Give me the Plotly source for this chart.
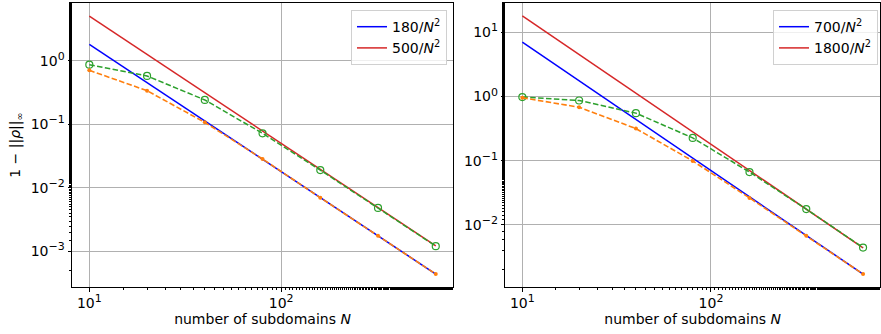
import numpy as np
import plotly.graph_objects as go

N = [10, 20, 40, 80, 160, 320, 640]

# left panel
left_green = [0.865, 0.575, 0.241, 0.072, 0.0190, 0.00483, 0.00121]
left_orange = [0.705, 0.337, 0.107, 0.0284, 0.0070, 0.00176, 0.00044]
left_c_blue = 180
left_c_red = 500

# right panel
right_green = [0.98, 0.866, 0.55, 0.226, 0.0665, 0.0176, 0.00442]
right_orange = [0.955, 0.68, 0.316, 0.099, 0.0263, 0.00676, 0.00171]
right_c_blue = 700
right_c_red = 1800

BLUE = "#0000ff"
RED = "#d62728"
GREEN = "#2ca02c"
ORANGE = "#ff7f0e"
DASH = "5.5px,2.4px"
FONT = "DejaVu Sans"

def sup(e):
    return f"10<sup><span style='font-size:11px'>{e}</span></sup>"

fig = go.Figure()

def add_panel(xa, ya, cb, cr, green, orange, legend):
    Narr = np.array(N, dtype=float)
    fig.add_trace(go.Scatter(x=N, y=cb / Narr**2, mode="lines",
                             line=dict(color=BLUE, width=1.5),
                             name=f"{cb}/<i>N</i><sup>2</sup>",
                             xaxis=xa, yaxis=ya, legend=legend))
    fig.add_trace(go.Scatter(x=N, y=cr / Narr**2, mode="lines",
                             line=dict(color=RED, width=1.5),
                             name=f"{cr}/<i>N</i><sup>2</sup>",
                             xaxis=xa, yaxis=ya, legend=legend))
    fig.add_trace(go.Scatter(x=N, y=green, mode="lines+markers",
                             line=dict(color=GREEN, width=1.5, dash=DASH),
                             marker=dict(symbol="circle-open", size=7, color=GREEN,
                                         line=dict(width=1.2, color=GREEN)),
                             showlegend=False, xaxis=xa, yaxis=ya))
    fig.add_trace(go.Scatter(x=N, y=orange, mode="lines+markers",
                             line=dict(color=ORANGE, width=1.6, dash=DASH),
                             marker=dict(symbol="circle", size=4, color=ORANGE),
                             showlegend=False, xaxis=xa, yaxis=ya))

add_panel("x", "y", left_c_blue, left_c_red, left_green, left_orange, "legend")
add_panel("x2", "y2", right_c_blue, right_c_red, right_green, right_orange, "legend2")

x_tickvals = [10, 100]
x_ticktext = [sup("1"), sup("2")]
yl_tickvals = [1e-3, 1e-2, 1e-1, 1]
yl_ticktext = [sup("−3"), sup("−2"), sup("−1"), sup("0")]
yr_tickvals = [1e-2, 1e-1, 1, 10]
yr_ticktext = [sup("−2"), sup("−1"), sup("0"), sup("1")]

common = dict(type="log", showline=True, linecolor="black", linewidth=1, mirror=True,
              ticks="outside", ticklen=3.5, tickcolor="black", showgrid=True,
              gridcolor="#b0b0b0", gridwidth=0.8, zeroline=False,
              tickfont=dict(family=FONT, size=14, color="black"),
              minor=dict(ticks="outside", ticklen=2, tickcolor="black", showgrid=False))

xl = (453 - 72) / 808
xr0 = (505.3 - 72) / 808

fig.update_layout(
    width=881, height=334,
    margin=dict(l=72, r=1, t=3, b=47),
    plot_bgcolor="white", paper_bgcolor="white",
    font=dict(family=FONT, size=14, color="black"),
    xaxis=dict(common, domain=[0, xl], range=[0.9097, 2.896],
               tickvals=x_tickvals, ticktext=x_ticktext,
               title=dict(text="number of subdomains <i>N</i>", standoff=2,
                          font=dict(family=FONT, size=14))),
    yaxis=dict(common, domain=[0, 1], range=[-3.56, 0.907],
               tickvals=yl_tickvals, ticktext=yl_ticktext,
               title=dict(text="1 − ||<i>ρ</i>||<sub>∞</sub>", standoff=6,
                          font=dict(family=FONT, size=14))),
    xaxis2=dict(common, domain=[xr0, 1], range=[0.9097, 2.896], anchor="y2",
                tickvals=x_tickvals, ticktext=x_ticktext,
                title=dict(text="number of subdomains <i>N</i>", standoff=2,
                           font=dict(family=FONT, size=14))),
    yaxis2=dict(common, domain=[0, 1], range=[-2.968, 1.456], anchor="x2",
                tickvals=yr_tickvals, ticktext=yr_ticktext),
    legend=dict(x=(447 - 72) / 808, y=0.975, xanchor="right", yanchor="top",
                bgcolor="rgba(255,255,255,0.8)", bordercolor="#d0d0d0", borderwidth=1,
                font=dict(family=FONT, size=14)),
    legend2=dict(x=(878 - 72) / 808, y=0.975, xanchor="right", yanchor="top",
                 bgcolor="rgba(255,255,255,0.8)", bordercolor="#d0d0d0", borderwidth=1,
                 font=dict(family=FONT, size=14)),
)

fig.write_html("out.html")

----

● **TASK GOAL**
Make an exact copy of the whole listing, but don't bring over any pictures.

● **RESULT BELOW**
Give me the Plotly source for this chart.
import numpy as np
import plotly.graph_objects as go

N = [10, 20, 40, 80, 160, 320, 640]

# left panel
left_green = [0.865, 0.575, 0.241, 0.072, 0.0190, 0.00483, 0.00121]
left_orange = [0.705, 0.337, 0.107, 0.0284, 0.0070, 0.00176, 0.00044]
left_c_blue = 180
left_c_red = 500

# right panel
right_green = [0.98, 0.866, 0.55, 0.226, 0.0665, 0.0176, 0.00442]
right_orange = [0.955, 0.68, 0.316, 0.099, 0.0263, 0.00676, 0.00171]
right_c_blue = 700
right_c_red = 1800

BLUE = "#0000ff"
RED = "#d62728"
GREEN = "#2ca02c"
ORANGE = "#ff7f0e"
DASH = "5.5px,2.4px"
FONT = "DejaVu Sans"

def sup(e):
    return f"10<sup><span style='font-size:11px'>{e}</span></sup>"

fig = go.Figure()

def add_panel(xa, ya, cb, cr, green, orange, legend):
    Narr = np.array(N, dtype=float)
    fig.add_trace(go.Scatter(x=N, y=cb / Narr**2, mode="lines",
                             line=dict(color=BLUE, width=1.5),
                             name=f"{cb}/<i>N</i><sup>2</sup>",
                             xaxis=xa, yaxis=ya, legend=legend))
    fig.add_trace(go.Scatter(x=N, y=cr / Narr**2, mode="lines",
                             line=dict(color=RED, width=1.5),
                             name=f"{cr}/<i>N</i><sup>2</sup>",
                             xaxis=xa, yaxis=ya, legend=legend))
    fig.add_trace(go.Scatter(x=N, y=green, mode="lines+markers",
                             line=dict(color=GREEN, width=1.5, dash=DASH),
                             marker=dict(symbol="circle-open", size=7, color=GREEN,
                                         line=dict(width=1.2, color=GREEN)),
                             showlegend=False, xaxis=xa, yaxis=ya))
    fig.add_trace(go.Scatter(x=N, y=orange, mode="lines+markers",
                             line=dict(color=ORANGE, width=1.6, dash=DASH),
                             marker=dict(symbol="circle", size=4, color=ORANGE),
                             showlegend=False, xaxis=xa, yaxis=ya))

add_panel("x", "y", left_c_blue, left_c_red, left_green, left_orange, "legend")
add_panel("x2", "y2", right_c_blue, right_c_red, right_green, right_orange, "legend2")

x_tickvals = [10, 100]
x_ticktext = [sup("1"), sup("2")]
yl_tickvals = [1e-3, 1e-2, 1e-1, 1]
yl_ticktext = [sup("−3"), sup("−2"), sup("−1"), sup("0")]
yr_tickvals = [1e-2, 1e-1, 1, 10]
yr_ticktext = [sup("−2"), sup("−1"), sup("0"), sup("1")]

common = dict(type="log", showline=True, linecolor="black", linewidth=1, mirror=True,
              ticks="outside", ticklen=3.5, tickcolor="black", showgrid=True,
              gridcolor="#b0b0b0", gridwidth=0.8, zeroline=False,
              tickfont=dict(family=FONT, size=14, color="black"),
              minor=dict(ticks="outside", ticklen=2, tickcolor="black", showgrid=False))

xl = (453 - 72) / 808
xr0 = (505.3 - 72) / 808

fig.update_layout(
    width=881, height=334,
    margin=dict(l=72, r=1, t=3, b=47),
    plot_bgcolor="white", paper_bgcolor="white",
    font=dict(family=FONT, size=14, color="black"),
    xaxis=dict(common, domain=[0, xl], range=[0.9097, 2.896],
               tickvals=x_tickvals, ticktext=x_ticktext,
               title=dict(text="number of subdomains <i>N</i>", standoff=2,
                          font=dict(family=FONT, size=14))),
    yaxis=dict(common, domain=[0, 1], range=[-3.56, 0.907],
               tickvals=yl_tickvals, ticktext=yl_ticktext,
               title=dict(text="1 − ||<i>ρ</i>||<sub>∞</sub>", standoff=6,
                          font=dict(family=FONT, size=14))),
    xaxis2=dict(common, domain=[xr0, 1], range=[0.9097, 2.896], anchor="y2",
                tickvals=x_tickvals, ticktext=x_ticktext,
                title=dict(text="number of subdomains <i>N</i>", standoff=2,
                           font=dict(family=FONT, size=14))),
    yaxis2=dict(common, domain=[0, 1], range=[-2.968, 1.456], anchor="x2",
                tickvals=yr_tickvals, ticktext=yr_ticktext),
    legend=dict(x=(447 - 72) / 808, y=0.975, xanchor="right", yanchor="top",
                bgcolor="rgba(255,255,255,0.8)", bordercolor="#d0d0d0", borderwidth=1,
                font=dict(family=FONT, size=14)),
    legend2=dict(x=(878 - 72) / 808, y=0.975, xanchor="right", yanchor="top",
                 bgcolor="rgba(255,255,255,0.8)", bordercolor="#d0d0d0", borderwidth=1,
                 font=dict(family=FONT, size=14)),
)

fig.write_html("out.html")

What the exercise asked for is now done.